Lab report

Cutting carbon emissions may not involve more nuclear power. But there's a new plan for our waste anyway. Plus, things are cooling down at the Large Hadron Collider
July 25, 2008
What to do with our nuclear waste

Now that the climate change bill has cleared its first hurdle in the Commons, it seems likely the government will have to reduce carbon emissions by at least 60 per cent by 2050. But while you might think this strengthens the case for a new generation of nuclear power stations, they will not necessarily be required. There is nothing in the bill to stop the government discharging its obligation by buying carbon credits from other countries, while not lessening emissions one jot.

Even if this loophole is closed, some people argue that massive investment in alternative energy technologies, particularly carbon capture and storage (CCS), can bring about the reductions instead. CCS, in which carbon dioxide is removed—or "scrubbed"—from power station emissions before it reaches the atmosphere, and is then stored underground, looks increasingly like a technology whose time has come. Veteran climate scientist Wally Broecker of Columbia University has been promoting the carbon scrubber developed by his engineer colleague Klaus Lackner, while the former British chief scientific adviser David King is also a fan of CCS. (As is Nicholas Stern—see our interview in this issue.)

But King thinks the nuclear option will be needed too, especially if (as he hopes) the emissions target becomes even more stringent. At the Hay festival, discussing his new book The Hot Topic, written with Gabrielle Walker, he pointed out that the waste disposal problem should not be seen as a crucial objection. He argued that a new, more efficient generation of reactors would add perhaps just 10 per cent or so to the waste that already sits awaiting disposal at Sellafield from the nuclear programme of the past few decades.

Why is this stuff still there? Experts largely agree on how to dispose of it—encase it in borosilicate glass (the Pyrex sort), package it in metal canisters, and sink them into tunnels deep underground. But no one has been able to decide where to put these tunnels.

A white paper published in June proposes that local authorities should bid to host the burial sites—not as bizarre an idea as it sounds, given the jobs and infrastructure that a nuclear waste repository will create. It's already clear that there will be takers. And even opponents of nuclear power must agree that waste is safer in an underground repository than sitting in a hangar in Cumbria.

What the Americans do (not much)

In America they do things differently. For a long time, the plan has been to dispose of high-level nuclear waste in a repository in the semi-arid wilderness of southern Nevada, at a site called Yucca Mountain. This location was selected in 1987, but has been mired in controversy ever since. The US Environmental Protection Agency stipulates that environmental release of very long-lived radioactive elements in high-level waste should be prevented for 1m years—an absurd timescale.
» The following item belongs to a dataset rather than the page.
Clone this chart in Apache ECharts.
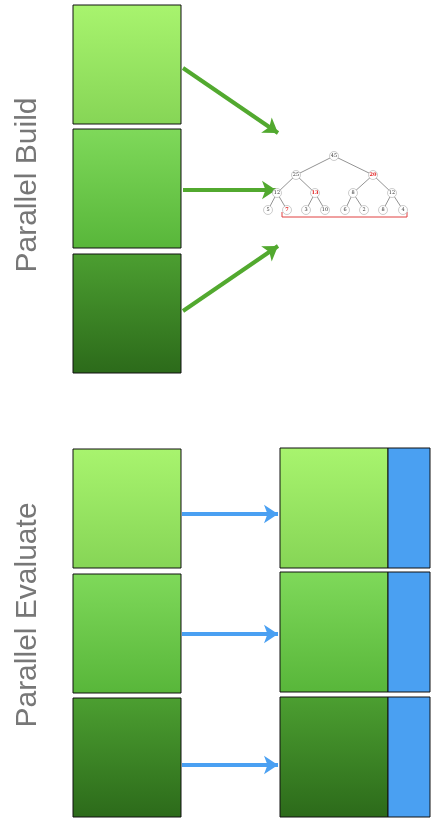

Now two of the geologists involved in the Yucca Mountain project since the beginning have decided it's time to break the deadlock. In the journal Science they argue in favour of starting a pilot project at the site, which would be monitored for decades before taking any decision on a large-scale repository. At present, the waste is stored at 72 reactor sites all over the country, many near to urban centres, rivers and lakes. It could just stay there—but is that a better plan, or just the absence of one? The problem with nuclear waste is that, however much we don't want it, we've already got it.

Physicists to make particle soup

At the Large Hadron Collider (LHC) in Cern, near Geneva, things aren't so much hotting up as cooling down. Before the first particle beams start circulating in the new supercollider in late June, the tubes that will hold them must be chilled to within about 2 degrees of absolute zero. It's a slow process: each of the collider's eight sectors, housed in a circular tunnel 27km long, has been cooling one at a time since late last year. The collisions between accelerated particles, which will mimic the first instants of the big bang, won't happen until a few months after start-up.

The talk so far has focused on finding the Higgs boson, the particle that gives other particles their mass. But the LHC has an array of other projects. It hopes to create a particle soup called the quark-gluon plasma, a phenomenally dense mixture of those two classes of fundamental particles before they condensed into the protons and neutrons of atomic nuclei. That all happened a few millionths of a second into the big bang.

Another experiment aims to discover where all the antimatter went—why, within just a second after the big bang, an initially equal mixture of matter and antimatter had become so lop-sided. The answer seems likely to lie in the behaviour of so-called "beauty quarks," one of the six quark variants or "flavours." And there are hopes to glimpse several of the exotic items that rank among physicists' boldest hypotheses: specks of the dark matter believed to bind galaxies; extra dimensions beyond space and time.

The flaky idea persists that the LHC will produce mini-black holes or so-called "strangelets," which will then destroy the world. But will its advocates be more disappointed than relieved when these fail to materialise?